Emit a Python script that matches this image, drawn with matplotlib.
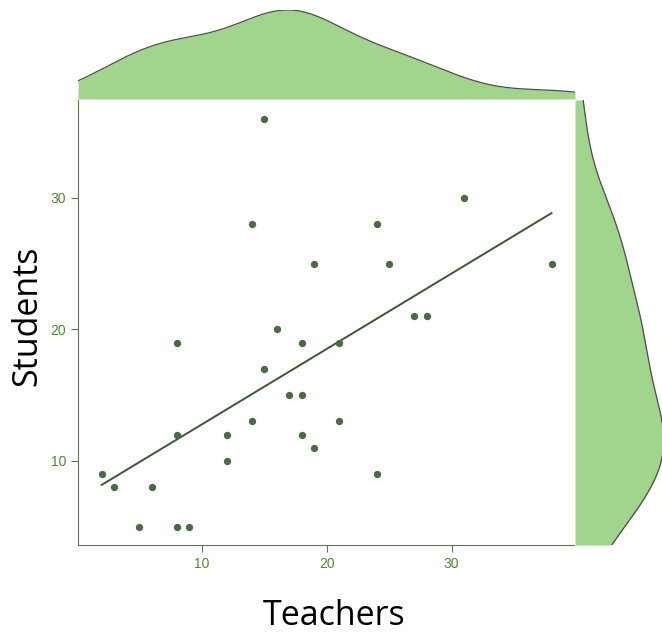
import numpy as np
import matplotlib
matplotlib.use('Agg')
import matplotlib.pyplot as plt

teachers = [15, 14, 19, 16, 8, 18, 15, 17, 18, 14, 8, 12, 18, 19, 12,
            2, 3, 6, 5, 8, 9, 31, 24, 25, 38, 27, 28, 21, 21, 24]
students = [36, 28, 25, 20, 19, 19, 17, 15, 15, 13, 12, 12, 12, 11, 10,
            9, 8, 8, 5, 5, 5, 30, 28, 25, 25, 21, 21, 19, 13, 9]
xticks = [10, 20, 30]
yticks = [10, 20, 30]

x = np.array(teachers, dtype=float)
y = np.array(students, dtype=float)

pt_col = '#4b6b42'
line_col = '#3b5733'
fill_col = '#a2d58c'
tick_col = '#4f8a33'
spine_col = '#5d7a55'


def kde(data, grid, adj=1.0):
    n = len(data)
    iqr = np.subtract(*np.percentile(data, [75, 25]))
    bw = adj * 0.9 * min(np.std(data, ddof=1), iqr / 1.34) * n ** -0.2
    z = (grid[:, None] - data[None, :]) / bw
    return np.exp(-0.5 * z ** 2).sum(axis=1) / (n * bw * np.sqrt(2 * np.pi))


xlim = (0.1, 39.8)
ylim = (3.6, 37.45)

fig = plt.figure(figsize=(6.62, 6.33), dpi=100)
ax = fig.add_axes([78/662, 1-545/633, 496/662, 445/633])
axt = fig.add_axes([78/662, 1-99/633, 497/662, 89/633])
axr = fig.add_axes([575/662, 1-545/633, 87/662, 445/633])

ax.scatter(x, y, s=28, color=pt_col, zorder=3, linewidths=0)
b, a = np.polyfit(x, y, 1)
xs = np.array([x.min(), x.max()])
ax.plot(xs, a + b * xs, color=line_col, lw=1.4)
ax.set_xlim(*xlim)
ax.set_ylim(*ylim)
ax.set_xticks(xticks)
ax.set_yticks(yticks)
for s in ['top', 'right']:
    ax.spines[s].set_visible(False)
for s in ['left', 'bottom']:
    ax.spines[s].set_color(spine_col)
ax.tick_params(colors=spine_col, labelcolor=tick_col, labelsize=10, length=5)
for lab in ax.get_xticklabels() + ax.get_yticklabels():
    lab.set_family('Liberation Sans')

gx = np.linspace(*xlim, 300)
dx = kde(x, gx, 0.9)
axt.fill_between(gx, 0, dx, color=fill_col, lw=0)
axt.plot(gx, dx, color='#4d4d4d', lw=0.9)
axt.set_xlim(*xlim)
axt.set_ylim(0, dx.max())
axt.axis('off')

gy = np.linspace(*ylim, 300)
dy = kde(y, gy, 1.0)
axr.fill_betweenx(gy, 0, dy, color=fill_col, lw=0)
axr.plot(dy, gy, color='#4d4d4d', lw=0.9)
axr.set_ylim(*ylim)
axr.set_xlim(0, dy.max() * 0.98)
axr.axis('off')

fig.text(0.505, 0.027, 'Teachers', ha='center', va='center', fontsize=24.5,
         family='Open Sans')
fig.text(0.042, 0.501, 'Students', ha='center', va='center', fontsize=24.5,
         rotation=90, family='Open Sans')

fig.savefig('out.png', dpi=100)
════════════════
**Problem to work on**
Take the data above and repeat it exactly, leaving each picture out.

**Solution below**
Emit a Python script that matches this image, drawn with matplotlib.
import numpy as np
import matplotlib
matplotlib.use('Agg')
import matplotlib.pyplot as plt

teachers = [15, 14, 19, 16, 8, 18, 15, 17, 18, 14, 8, 12, 18, 19, 12,
            2, 3, 6, 5, 8, 9, 31, 24, 25, 38, 27, 28, 21, 21, 24]
students = [36, 28, 25, 20, 19, 19, 17, 15, 15, 13, 12, 12, 12, 11, 10,
            9, 8, 8, 5, 5, 5, 30, 28, 25, 25, 21, 21, 19, 13, 9]
xticks = [10, 20, 30]
yticks = [10, 20, 30]

x = np.array(teachers, dtype=float)
y = np.array(students, dtype=float)

pt_col = '#4b6b42'
line_col = '#3b5733'
fill_col = '#a2d58c'
tick_col = '#4f8a33'
spine_col = '#5d7a55'


def kde(data, grid, adj=1.0):
    n = len(data)
    iqr = np.subtract(*np.percentile(data, [75, 25]))
    bw = adj * 0.9 * min(np.std(data, ddof=1), iqr / 1.34) * n ** -0.2
    z = (grid[:, None] - data[None, :]) / bw
    return np.exp(-0.5 * z ** 2).sum(axis=1) / (n * bw * np.sqrt(2 * np.pi))


xlim = (0.1, 39.8)
ylim = (3.6, 37.45)

fig = plt.figure(figsize=(6.62, 6.33), dpi=100)
ax = fig.add_axes([78/662, 1-545/633, 496/662, 445/633])
axt = fig.add_axes([78/662, 1-99/633, 497/662, 89/633])
axr = fig.add_axes([575/662, 1-545/633, 87/662, 445/633])

ax.scatter(x, y, s=28, color=pt_col, zorder=3, linewidths=0)
b, a = np.polyfit(x, y, 1)
xs = np.array([x.min(), x.max()])
ax.plot(xs, a + b * xs, color=line_col, lw=1.4)
ax.set_xlim(*xlim)
ax.set_ylim(*ylim)
ax.set_xticks(xticks)
ax.set_yticks(yticks)
for s in ['top', 'right']:
    ax.spines[s].set_visible(False)
for s in ['left', 'bottom']:
    ax.spines[s].set_color(spine_col)
ax.tick_params(colors=spine_col, labelcolor=tick_col, labelsize=10, length=5)
for lab in ax.get_xticklabels() + ax.get_yticklabels():
    lab.set_family('Liberation Sans')

gx = np.linspace(*xlim, 300)
dx = kde(x, gx, 0.9)
axt.fill_between(gx, 0, dx, color=fill_col, lw=0)
axt.plot(gx, dx, color='#4d4d4d', lw=0.9)
axt.set_xlim(*xlim)
axt.set_ylim(0, dx.max())
axt.axis('off')

gy = np.linspace(*ylim, 300)
dy = kde(y, gy, 1.0)
axr.fill_betweenx(gy, 0, dy, color=fill_col, lw=0)
axr.plot(dy, gy, color='#4d4d4d', lw=0.9)
axr.set_ylim(*ylim)
axr.set_xlim(0, dy.max() * 0.98)
axr.axis('off')

fig.text(0.505, 0.027, 'Teachers', ha='center', va='center', fontsize=24.5,
         family='Open Sans')
fig.text(0.042, 0.501, 'Students', ha='center', va='center', fontsize=24.5,
         rotation=90, family='Open Sans')

fig.savefig('out.png', dpi=100)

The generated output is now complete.